Posted by Frederic D. Schwarz at 10:45 AM  EST

Lawrence Summers is not the first president of Harvard to get in trouble for making unguarded remarks. On Christmas night in 1922, President A. Lawrence Lowell was stuck in a Pullman car between Boston and New York. The train was delayed, so Lowell struck up a conversation with Victor Kramer, a 1918 Harvard graduate. Kramer, a Jew, asked Lowell about Harvard’s recent moves to restrict Jewish enrollment (see my blog entry that will shortly follow this one). This was a favorite subject for Lowell, a fervent assimilationist, and according to The New York Times, “So interested were the pair in the discussion that neither thought of dinner.” Several weeks later Kramer, the manager of a Bronx laundry, recounted the conversation at a meeting of a Jewish men’s club, saying (as the Times recorded his remarks):

“President Lowell takes full credit for the plan to limit the number of Jews in Harvard. It was his view that so long as the Jewish people desire to remain apart as a distinct entity in American life and not merge in a social way by intermarriage with the Gentiles, just so long will prejudice continue and grow even worse.

“President Lowell predicted that within twenty years we will see in the United States the same conditions that now exist in Central Europe, where blood is spilled as a result of anti-Semitism.

“The time will come, Dr. Lowell said--and he believed it would not take longer than a generation--when the Jew must be treated in the same way as the negro in the South and in many of the universities. Dr. Lowell’s advice was that the Jews drop their faith.

“The fact that the Jews no longer try to proselytize the Christians indicated, Dr. Lowell said, that they have outworn their religion and that it is no longer a necessary religion. We Jews must give up our peculiar practices, which have marked our religion these many centuries, and must leave aside our individuality if we want to be treated with equality in this country in the future, Dr. Lowell said.
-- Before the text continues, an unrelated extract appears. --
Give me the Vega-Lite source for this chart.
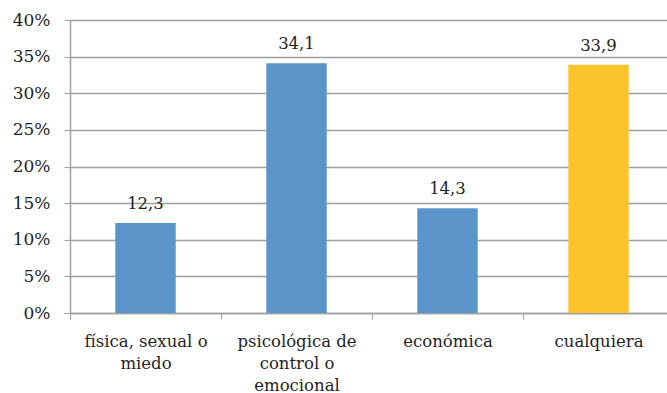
{
  "$schema": "https://vega.github.io/schema/vega-lite/v6.json",
  "width": 604,
  "height": 293,
  "autosize": {"type": "none"},
  "padding": {"left": 70, "top": 20, "right": 0, "bottom": 80},
  "background": "white",
  "config": {
    "view": {"stroke": null},
    "font": "DejaVu Serif",
    "locale": {"number": {"decimal": ",", "thousands": ".", "grouping": [3], "currency": ["", " €"]}}
  },
  "data": {
    "values": [
      {"tipo": "física, sexual o|miedo", "pct": 12.3, "grupo": "a"},
      {"tipo": "psicológica de|control o|emocional", "pct": 34.1, "grupo": "a"},
      {"tipo": "económica", "pct": 14.3, "grupo": "a"},
      {"tipo": "cualquiera", "pct": 33.9, "grupo": "b"}
    ]
  },
  "encoding": {
    "x": {
      "field": "tipo", "type": "nominal", "sort": null,
      "scale": {"paddingInner": 0, "paddingOuter": 0},
      "axis": {
        "title": null, "labelAngle": 0,
        "labelExpr": "split(datum.label, '|')",
        "labelFont": "DejaVu Serif", "labelFontSize": 16.5, "labelColor": "#1f1f1f",
        "labelLineHeight": 22, "labelPadding": 14,
        "tickBand": "extent", "tickSize": 6, "tickColor": "#A0A0A0",
        "domainColor": "#A0A0A0", "domainWidth": 1.5, "grid": false
      }
    },
    "y": {
      "field": "pct", "type": "quantitative",
      "scale": {"domain": [0, 40], "nice": false},
      "axis": {
        "title": null, "values": [0, 5, 10, 15, 20, 25, 30, 35, 40],
        "labelExpr": "datum.value + '%'",
        "labelFont": "DejaVu Serif", "labelFontSize": 17, "labelColor": "#1f1f1f",
        "labelPadding": 14, "tickSize": 6, "tickColor": "#A0A0A0",
        "domainColor": "#A0A0A0", "domainWidth": 1.5,
        "grid": true, "gridColor": "#A0A0A0", "gridWidth": 1.5
      }
    }
  },
  "layer": [
    {
      "mark": {"type": "bar", "width": {"band": 0.4}},
      "encoding": {
        "color": {
          "field": "grupo", "type": "nominal", "legend": null,
          "scale": {"domain": ["a", "b"], "range": ["#5B94C8", "#FCC42A"]}
        }
      }
    },
    {
      "mark": {"type": "text", "baseline": "bottom", "dy": -11, "fontSize": 16.5, "color": "#1f1f1f", "font": "DejaVu Serif"},
      "encoding": {
        "text": {"field": "pct", "type": "quantitative", "format": ".1f"}
      }
    }
  ]
}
“He also asserted that a Jew cannot be an American, for to be an American, in Dr. Lowell’s opinion, one must be that and nothing else. He said that Harvard is not the only university that is barring men of the Jewish faith, but that right here in New York, Columbia and New York University are gradually reducing their Jewish enrolment. He seemed to be delighted that, as he said, the Jewish enrolment at New York University has been reduced from 60 to 30 percent.”

After the above story was published, Lowell said it had grossly misrepresented his views. Kramer stood by his account of the conversation. The president took some criticism, but since many of Harvard’s professors and alumni agreed with him, the controversy died down quickly. In April 1923 the university’s overseers banned racial or religious discrimination in admissions, and from then on, the college dealt with its “Jewish problem” by finding less obvious ways to enforce quotas.